Reproduce the lines below exactly, from the one containing "Rebuild this chart as a component, using" through the one containing "import * as", both included. Leave out any pictures.

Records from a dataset
========================

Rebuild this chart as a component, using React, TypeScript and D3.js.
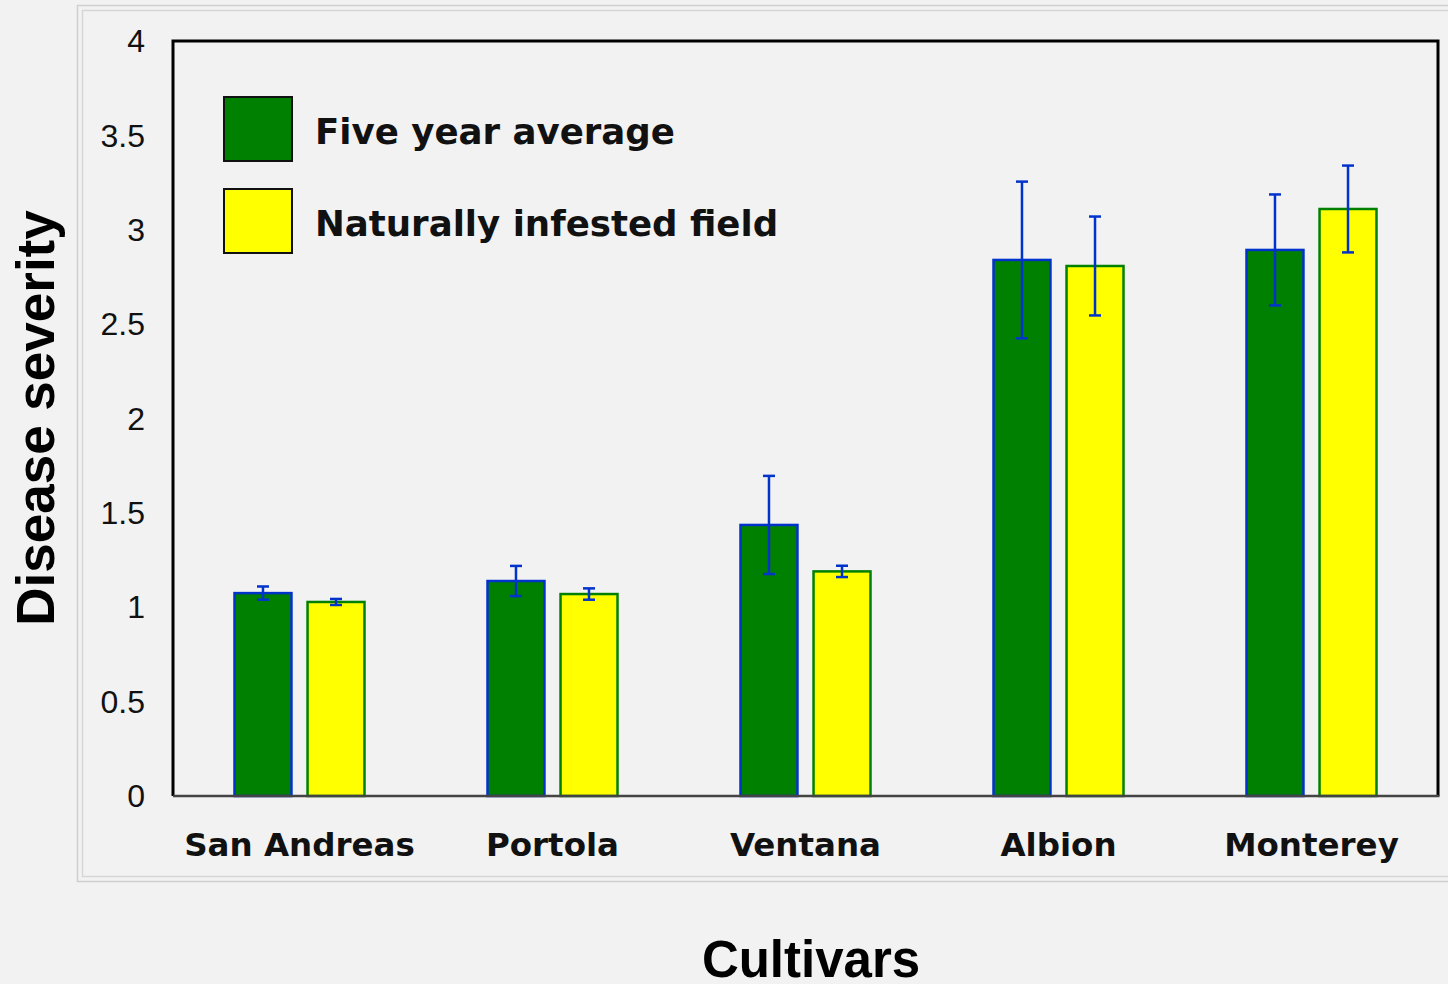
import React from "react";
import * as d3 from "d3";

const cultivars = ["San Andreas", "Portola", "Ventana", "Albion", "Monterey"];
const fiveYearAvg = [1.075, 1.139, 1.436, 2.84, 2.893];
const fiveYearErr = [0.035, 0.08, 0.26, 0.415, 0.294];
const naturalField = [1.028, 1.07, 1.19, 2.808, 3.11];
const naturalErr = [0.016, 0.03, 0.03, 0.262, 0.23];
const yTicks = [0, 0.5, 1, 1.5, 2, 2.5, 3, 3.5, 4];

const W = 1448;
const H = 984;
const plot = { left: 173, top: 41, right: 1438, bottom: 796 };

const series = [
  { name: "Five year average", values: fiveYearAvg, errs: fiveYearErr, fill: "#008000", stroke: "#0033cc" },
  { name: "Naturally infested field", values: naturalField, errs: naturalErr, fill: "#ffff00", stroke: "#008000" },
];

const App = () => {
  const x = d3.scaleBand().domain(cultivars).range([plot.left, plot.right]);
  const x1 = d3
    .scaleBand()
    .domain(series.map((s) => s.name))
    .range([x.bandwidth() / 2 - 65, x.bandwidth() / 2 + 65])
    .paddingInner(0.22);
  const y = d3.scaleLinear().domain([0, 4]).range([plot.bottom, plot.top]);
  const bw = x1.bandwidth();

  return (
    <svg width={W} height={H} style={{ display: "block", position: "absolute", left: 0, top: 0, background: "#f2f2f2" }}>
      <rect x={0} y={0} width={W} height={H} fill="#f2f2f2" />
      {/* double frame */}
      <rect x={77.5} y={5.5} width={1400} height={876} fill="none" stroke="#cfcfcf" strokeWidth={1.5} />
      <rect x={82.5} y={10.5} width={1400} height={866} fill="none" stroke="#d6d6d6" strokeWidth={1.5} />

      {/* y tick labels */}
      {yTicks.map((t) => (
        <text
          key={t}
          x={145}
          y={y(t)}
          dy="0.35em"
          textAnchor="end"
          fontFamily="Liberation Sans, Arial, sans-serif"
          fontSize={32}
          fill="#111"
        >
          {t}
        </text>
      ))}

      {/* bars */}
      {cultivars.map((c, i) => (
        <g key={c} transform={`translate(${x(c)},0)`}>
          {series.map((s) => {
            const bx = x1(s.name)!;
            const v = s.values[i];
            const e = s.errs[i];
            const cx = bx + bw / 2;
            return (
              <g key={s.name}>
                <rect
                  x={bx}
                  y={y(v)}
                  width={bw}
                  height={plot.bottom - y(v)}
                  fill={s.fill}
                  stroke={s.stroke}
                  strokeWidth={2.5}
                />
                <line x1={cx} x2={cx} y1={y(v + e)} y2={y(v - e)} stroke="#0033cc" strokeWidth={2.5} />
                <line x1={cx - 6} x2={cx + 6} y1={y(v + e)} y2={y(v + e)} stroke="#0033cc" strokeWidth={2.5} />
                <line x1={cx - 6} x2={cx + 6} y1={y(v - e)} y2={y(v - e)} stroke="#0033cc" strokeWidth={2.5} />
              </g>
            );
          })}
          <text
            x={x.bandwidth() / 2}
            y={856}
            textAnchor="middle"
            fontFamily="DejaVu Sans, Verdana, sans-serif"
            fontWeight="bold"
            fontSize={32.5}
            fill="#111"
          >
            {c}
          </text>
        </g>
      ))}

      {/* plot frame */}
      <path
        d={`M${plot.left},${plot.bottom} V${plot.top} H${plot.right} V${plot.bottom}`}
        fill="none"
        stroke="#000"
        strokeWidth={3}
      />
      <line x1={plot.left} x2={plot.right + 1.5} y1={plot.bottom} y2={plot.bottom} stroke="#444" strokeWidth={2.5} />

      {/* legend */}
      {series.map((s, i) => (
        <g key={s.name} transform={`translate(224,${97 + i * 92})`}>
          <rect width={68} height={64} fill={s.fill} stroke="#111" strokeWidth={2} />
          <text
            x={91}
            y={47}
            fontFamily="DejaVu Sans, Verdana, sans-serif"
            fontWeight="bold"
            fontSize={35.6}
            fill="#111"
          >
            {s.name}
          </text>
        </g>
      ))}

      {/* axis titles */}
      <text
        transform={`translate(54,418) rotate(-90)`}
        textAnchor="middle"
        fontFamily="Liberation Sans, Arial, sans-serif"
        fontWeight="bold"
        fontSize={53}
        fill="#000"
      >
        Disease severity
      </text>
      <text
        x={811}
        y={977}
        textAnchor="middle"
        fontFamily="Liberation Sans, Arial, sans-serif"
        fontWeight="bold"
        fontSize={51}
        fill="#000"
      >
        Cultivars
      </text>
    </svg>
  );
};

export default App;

========================

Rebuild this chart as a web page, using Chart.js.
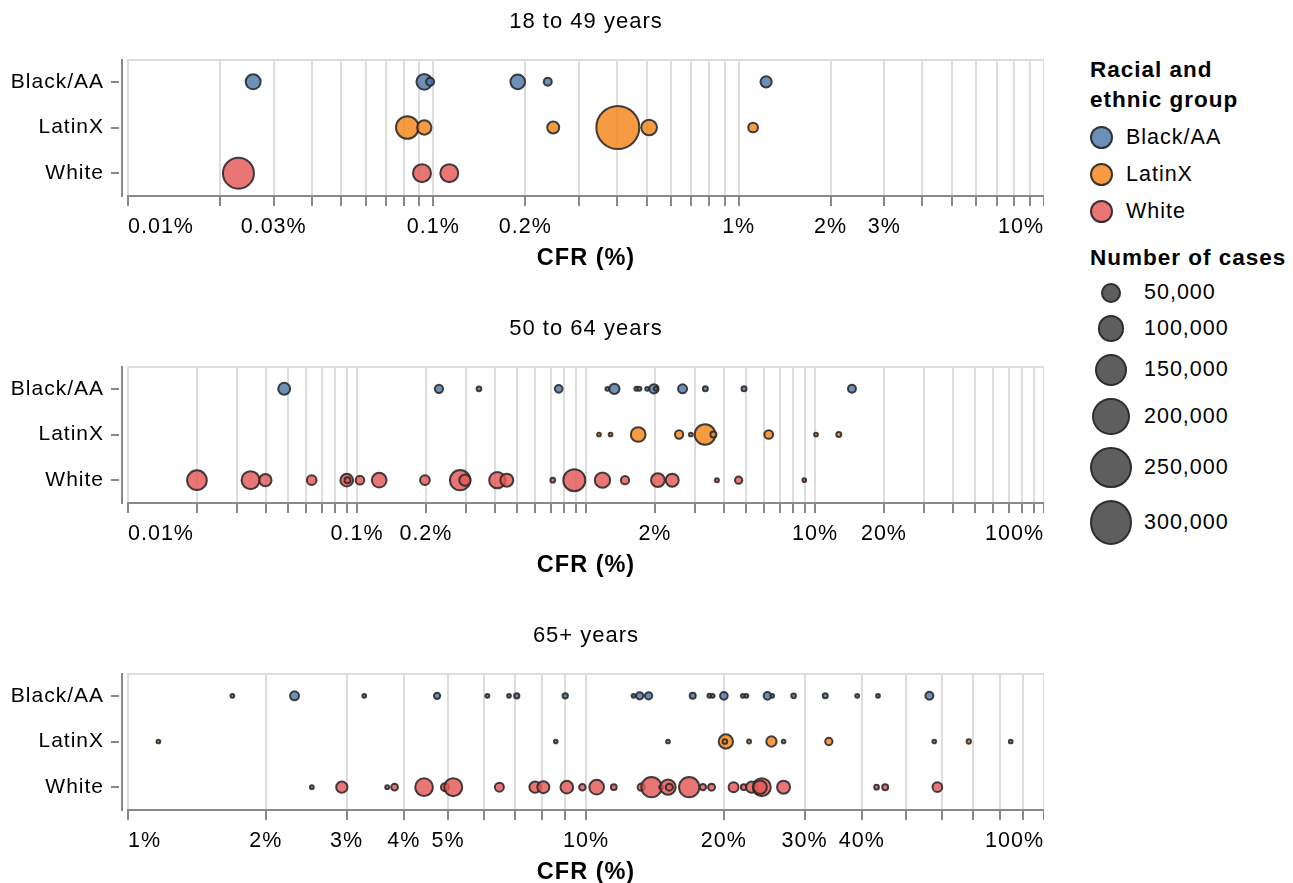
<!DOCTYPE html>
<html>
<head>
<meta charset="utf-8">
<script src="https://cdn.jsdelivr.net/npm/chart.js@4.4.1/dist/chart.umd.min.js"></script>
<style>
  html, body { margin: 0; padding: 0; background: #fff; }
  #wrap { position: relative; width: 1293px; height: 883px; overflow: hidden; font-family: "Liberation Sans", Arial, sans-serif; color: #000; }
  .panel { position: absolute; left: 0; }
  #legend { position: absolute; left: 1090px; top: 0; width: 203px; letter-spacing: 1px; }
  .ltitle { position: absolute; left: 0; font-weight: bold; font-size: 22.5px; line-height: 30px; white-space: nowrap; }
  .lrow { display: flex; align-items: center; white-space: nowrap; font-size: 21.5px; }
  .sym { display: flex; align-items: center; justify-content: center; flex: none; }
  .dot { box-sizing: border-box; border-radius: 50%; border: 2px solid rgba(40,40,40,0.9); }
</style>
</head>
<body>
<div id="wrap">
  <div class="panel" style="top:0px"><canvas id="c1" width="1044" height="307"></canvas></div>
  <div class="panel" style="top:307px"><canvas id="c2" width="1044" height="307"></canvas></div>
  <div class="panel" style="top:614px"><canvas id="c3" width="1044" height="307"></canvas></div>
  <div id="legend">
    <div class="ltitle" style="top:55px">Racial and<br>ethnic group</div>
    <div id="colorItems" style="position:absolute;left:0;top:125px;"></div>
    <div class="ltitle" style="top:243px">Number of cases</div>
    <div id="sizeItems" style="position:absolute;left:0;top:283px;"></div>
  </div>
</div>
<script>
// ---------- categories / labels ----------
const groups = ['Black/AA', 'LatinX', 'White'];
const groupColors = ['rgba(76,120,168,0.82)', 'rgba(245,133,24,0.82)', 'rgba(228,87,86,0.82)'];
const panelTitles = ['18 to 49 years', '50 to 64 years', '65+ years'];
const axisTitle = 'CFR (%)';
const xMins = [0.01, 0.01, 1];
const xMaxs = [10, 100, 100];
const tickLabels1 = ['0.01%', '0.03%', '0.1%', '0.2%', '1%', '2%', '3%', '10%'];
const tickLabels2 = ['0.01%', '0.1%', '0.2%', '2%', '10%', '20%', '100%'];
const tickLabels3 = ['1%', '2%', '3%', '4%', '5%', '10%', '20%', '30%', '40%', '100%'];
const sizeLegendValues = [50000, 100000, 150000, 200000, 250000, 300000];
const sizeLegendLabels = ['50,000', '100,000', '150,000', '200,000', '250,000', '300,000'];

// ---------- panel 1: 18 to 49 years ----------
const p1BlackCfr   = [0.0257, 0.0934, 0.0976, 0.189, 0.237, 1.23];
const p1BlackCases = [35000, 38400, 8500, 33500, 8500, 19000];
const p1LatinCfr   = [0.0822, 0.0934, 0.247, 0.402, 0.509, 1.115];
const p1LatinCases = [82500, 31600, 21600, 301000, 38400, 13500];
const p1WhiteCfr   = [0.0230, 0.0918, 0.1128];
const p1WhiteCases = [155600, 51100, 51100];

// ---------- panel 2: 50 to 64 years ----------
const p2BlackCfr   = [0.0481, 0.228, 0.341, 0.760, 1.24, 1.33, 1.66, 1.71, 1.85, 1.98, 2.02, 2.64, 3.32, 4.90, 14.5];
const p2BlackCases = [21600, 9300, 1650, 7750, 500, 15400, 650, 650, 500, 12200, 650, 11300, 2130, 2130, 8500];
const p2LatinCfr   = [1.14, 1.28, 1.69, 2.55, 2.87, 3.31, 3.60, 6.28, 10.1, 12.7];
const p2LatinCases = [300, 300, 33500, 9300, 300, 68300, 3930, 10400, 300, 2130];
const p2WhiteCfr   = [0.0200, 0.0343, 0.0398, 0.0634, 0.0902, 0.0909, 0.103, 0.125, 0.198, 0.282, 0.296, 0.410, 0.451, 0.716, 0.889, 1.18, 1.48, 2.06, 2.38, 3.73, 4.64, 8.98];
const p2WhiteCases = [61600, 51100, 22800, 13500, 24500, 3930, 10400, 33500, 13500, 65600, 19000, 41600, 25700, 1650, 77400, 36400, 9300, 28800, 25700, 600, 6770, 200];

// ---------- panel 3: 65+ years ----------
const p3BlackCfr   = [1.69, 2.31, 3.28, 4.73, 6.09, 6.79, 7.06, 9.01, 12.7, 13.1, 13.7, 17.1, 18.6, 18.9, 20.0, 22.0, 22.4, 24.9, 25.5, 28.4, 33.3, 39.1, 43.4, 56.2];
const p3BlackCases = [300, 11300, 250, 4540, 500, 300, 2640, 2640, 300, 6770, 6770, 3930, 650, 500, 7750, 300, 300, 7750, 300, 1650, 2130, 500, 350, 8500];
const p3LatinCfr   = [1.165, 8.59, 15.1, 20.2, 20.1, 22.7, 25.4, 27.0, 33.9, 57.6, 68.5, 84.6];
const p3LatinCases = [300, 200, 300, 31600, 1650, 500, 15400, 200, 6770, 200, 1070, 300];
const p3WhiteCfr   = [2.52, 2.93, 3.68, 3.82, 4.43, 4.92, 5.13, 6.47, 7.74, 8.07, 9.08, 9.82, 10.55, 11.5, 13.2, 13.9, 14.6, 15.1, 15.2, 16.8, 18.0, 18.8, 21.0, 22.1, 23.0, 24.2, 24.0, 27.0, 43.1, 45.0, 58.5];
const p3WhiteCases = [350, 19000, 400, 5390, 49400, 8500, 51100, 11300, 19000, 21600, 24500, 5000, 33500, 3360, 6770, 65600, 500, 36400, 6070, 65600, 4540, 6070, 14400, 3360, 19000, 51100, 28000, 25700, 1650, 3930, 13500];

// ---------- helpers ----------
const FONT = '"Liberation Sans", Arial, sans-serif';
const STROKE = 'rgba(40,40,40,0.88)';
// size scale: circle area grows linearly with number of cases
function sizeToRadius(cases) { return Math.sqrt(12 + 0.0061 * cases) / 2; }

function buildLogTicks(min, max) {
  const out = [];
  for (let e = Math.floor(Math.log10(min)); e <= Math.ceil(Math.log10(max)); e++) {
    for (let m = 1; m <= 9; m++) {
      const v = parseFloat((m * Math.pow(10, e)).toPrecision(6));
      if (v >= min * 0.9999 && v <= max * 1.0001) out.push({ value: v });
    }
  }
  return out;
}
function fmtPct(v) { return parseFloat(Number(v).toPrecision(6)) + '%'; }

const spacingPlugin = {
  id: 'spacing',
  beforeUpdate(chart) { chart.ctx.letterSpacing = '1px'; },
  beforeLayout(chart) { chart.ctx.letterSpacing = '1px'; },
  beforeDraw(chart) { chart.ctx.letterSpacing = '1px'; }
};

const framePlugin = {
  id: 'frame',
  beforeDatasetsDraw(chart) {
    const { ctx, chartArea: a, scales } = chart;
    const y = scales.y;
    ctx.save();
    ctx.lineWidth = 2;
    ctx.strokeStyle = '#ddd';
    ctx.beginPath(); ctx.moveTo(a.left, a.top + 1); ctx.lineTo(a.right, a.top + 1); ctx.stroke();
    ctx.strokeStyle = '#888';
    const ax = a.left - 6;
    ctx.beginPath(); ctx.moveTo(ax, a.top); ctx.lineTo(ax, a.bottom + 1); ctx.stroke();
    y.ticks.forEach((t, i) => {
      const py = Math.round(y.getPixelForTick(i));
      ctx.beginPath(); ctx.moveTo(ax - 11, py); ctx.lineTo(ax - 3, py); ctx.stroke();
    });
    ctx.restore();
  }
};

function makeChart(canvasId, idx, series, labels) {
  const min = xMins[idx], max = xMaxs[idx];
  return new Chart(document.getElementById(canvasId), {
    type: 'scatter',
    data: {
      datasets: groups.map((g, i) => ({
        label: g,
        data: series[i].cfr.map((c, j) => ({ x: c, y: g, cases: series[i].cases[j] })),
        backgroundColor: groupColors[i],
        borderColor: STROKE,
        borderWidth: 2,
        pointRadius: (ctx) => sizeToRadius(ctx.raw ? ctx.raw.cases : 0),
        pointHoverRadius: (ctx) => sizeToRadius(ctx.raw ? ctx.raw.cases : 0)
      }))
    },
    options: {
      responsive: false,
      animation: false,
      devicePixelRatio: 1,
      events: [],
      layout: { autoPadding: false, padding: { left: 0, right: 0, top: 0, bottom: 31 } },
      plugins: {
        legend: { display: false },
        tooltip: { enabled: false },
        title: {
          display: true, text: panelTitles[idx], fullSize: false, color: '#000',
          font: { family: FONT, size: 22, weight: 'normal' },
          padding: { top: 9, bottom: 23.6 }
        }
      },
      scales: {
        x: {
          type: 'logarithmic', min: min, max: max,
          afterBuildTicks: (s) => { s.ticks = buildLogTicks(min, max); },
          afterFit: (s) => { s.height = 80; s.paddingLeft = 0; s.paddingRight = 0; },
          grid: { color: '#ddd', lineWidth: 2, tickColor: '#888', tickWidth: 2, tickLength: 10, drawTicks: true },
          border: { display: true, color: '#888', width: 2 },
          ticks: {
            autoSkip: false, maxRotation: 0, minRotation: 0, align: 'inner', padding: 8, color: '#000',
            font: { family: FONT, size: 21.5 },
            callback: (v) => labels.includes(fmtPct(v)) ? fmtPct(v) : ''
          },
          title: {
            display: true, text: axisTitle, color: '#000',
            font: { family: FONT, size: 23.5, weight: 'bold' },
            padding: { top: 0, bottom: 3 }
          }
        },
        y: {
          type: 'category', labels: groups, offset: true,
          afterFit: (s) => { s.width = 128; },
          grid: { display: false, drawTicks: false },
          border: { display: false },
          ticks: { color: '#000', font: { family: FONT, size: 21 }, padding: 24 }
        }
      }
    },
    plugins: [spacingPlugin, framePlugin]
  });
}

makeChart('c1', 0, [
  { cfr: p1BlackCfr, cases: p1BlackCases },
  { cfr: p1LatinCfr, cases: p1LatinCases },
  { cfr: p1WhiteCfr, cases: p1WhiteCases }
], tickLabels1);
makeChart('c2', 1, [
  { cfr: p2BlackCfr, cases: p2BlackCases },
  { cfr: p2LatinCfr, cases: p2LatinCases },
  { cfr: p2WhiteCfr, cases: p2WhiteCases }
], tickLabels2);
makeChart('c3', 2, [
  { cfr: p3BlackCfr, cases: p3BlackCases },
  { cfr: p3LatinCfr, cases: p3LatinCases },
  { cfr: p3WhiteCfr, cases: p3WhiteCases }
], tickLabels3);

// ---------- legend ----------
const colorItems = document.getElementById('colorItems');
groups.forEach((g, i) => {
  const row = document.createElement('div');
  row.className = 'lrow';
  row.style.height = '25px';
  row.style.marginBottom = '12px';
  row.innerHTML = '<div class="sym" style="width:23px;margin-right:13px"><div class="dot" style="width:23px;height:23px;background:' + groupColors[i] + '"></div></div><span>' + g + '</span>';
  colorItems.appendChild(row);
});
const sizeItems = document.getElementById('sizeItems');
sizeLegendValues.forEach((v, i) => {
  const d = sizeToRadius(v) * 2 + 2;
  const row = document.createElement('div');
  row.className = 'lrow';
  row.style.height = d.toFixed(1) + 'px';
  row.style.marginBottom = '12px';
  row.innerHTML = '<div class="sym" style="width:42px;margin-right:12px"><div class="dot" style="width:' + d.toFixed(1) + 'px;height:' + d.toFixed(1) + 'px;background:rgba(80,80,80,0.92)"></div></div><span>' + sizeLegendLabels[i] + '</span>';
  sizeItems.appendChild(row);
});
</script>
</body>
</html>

========================

**Answer below:**
Rebuild this chart as a component, using React, TypeScript and D3.js.
import React from "react";
import * as d3 from "d3";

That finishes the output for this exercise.